Only one drop of blood is required to prove the animal was there and you’re on the right track. Don’t be afraid to crawl and use flashlights or blood lights (available at Cabela’s) to find the next blood drop. Many times, this is required. The blood trail sometimes stops and starts again, so mark the last blood drop you found to make it easy to spot again. When you find the next drop, move the marker along. Sometimes, you’ll go several meters without any blood, possibly meaning you’ve gone the wrong way. Return to the last blood marker and use the process of elimination, investigating each possible path until you have discovered more evidence, such as blood, tracks, upturned leaves, or freshly broken twigs or branches.

You may encounter bloody beds signifying the animal laid down to recover, and it could have done that but keep going anyway. I once found 7 beds within 50 meters and eventually I came to a dead elk. They don’t want to move far when they’re sick or wounded. Beds can have more clues about timelines, especially if you’ve waited several hours before taking up the trail. Finding a fresh bed might mean you jumped the animal out of the bed. In this case, you should stop and back out for hours; I’d suggest at least four.

Rain in the forecast is never a good thing for tracking animals because it washes away blood. Sometimes, you have to pursue your target faster than you’d like.

Using GPS

Keep note of the general direction of travel when tracking, using a handheld Garmin GPS or your smartphone. If you know the area well, you may be able to predict where the animal is headed. Is it headed back where it came from, to a familiar bedding area or water? This information could be vital if the blood trail stops but if you still believe a lethal shot was made.

When this situation occurs, I first follow all the paths of least resistance (most likely a game trail) from the last known blood drop. Many times, animals go on a death march where they travel slowly, not feeling well, until they simply collapse. Sick animals generally do not have energy to exert so they follow familiar game trails, perhaps into some thick cover.

Finally, I’ll walk back and forth, expanding out in a cone-like pattern in the general direction of travel from the last blood, in hopes of finding more evidence to follow or finding the animal itself. If that fails, expanding in larger and larger circles from the last blood has also proven to be effective in continuing to track.

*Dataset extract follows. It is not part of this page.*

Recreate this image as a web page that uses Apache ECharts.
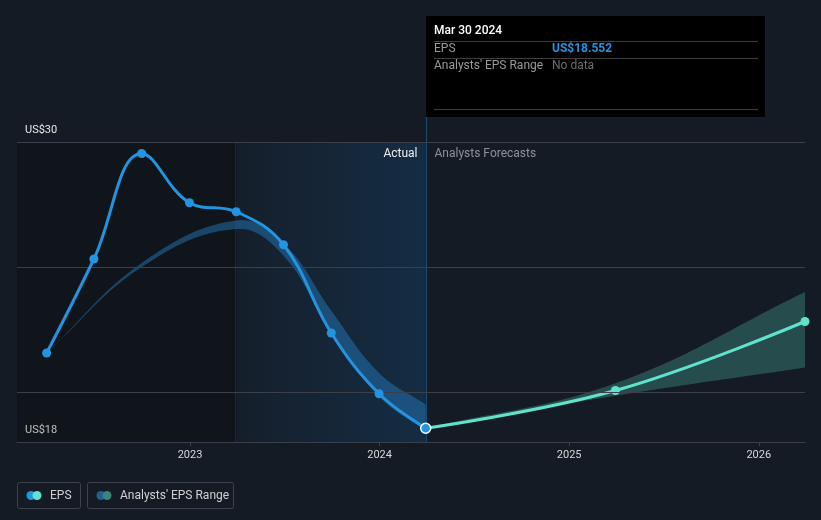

Constantly move a marker to indicate the last blood drop found, because things can get confusing when animals turn or circle back.

Accepting Defeat

Sometimes, you don’t recover the animal. You put forth the effort, but you couldn’t find it, or perhaps you found it but only after the scavengers devoured it.

How much time or how far should you travel before accepting defeat? How far is far enough? At a minimum, searching for at least 24 hours after you made a shot seems fair. At that point, depending on temperature, the meat is starting to spoil and you’re really just seeking closure.

Tracking at night is possible with a good Flashlight.

Personally, I’ve crawled for almost a kilometer over two different days tracking a black bear that I never did recover. On the other hand, I once gut-shot an elk and backed out for 24 hours before tracking him a mere 600 meters through several beds. I’ve been involved in recovering double-lung shot animals that traveled nearly 300 meters, some with blood drops along the trail and some without. The point is that each situation is different, and the more information you know, the better your chances are of a successful recovery.

Following up on every shot is necessary. Gathering the most information possible helps you make the best decision on how to proceed. Adding to that information as you track the animal helps you arrive at a happy place: either taking pictures with your quarry or knowing you did your very best to retrieve the animal.

Use a handheld GPS to track the general direction of travel when tracking.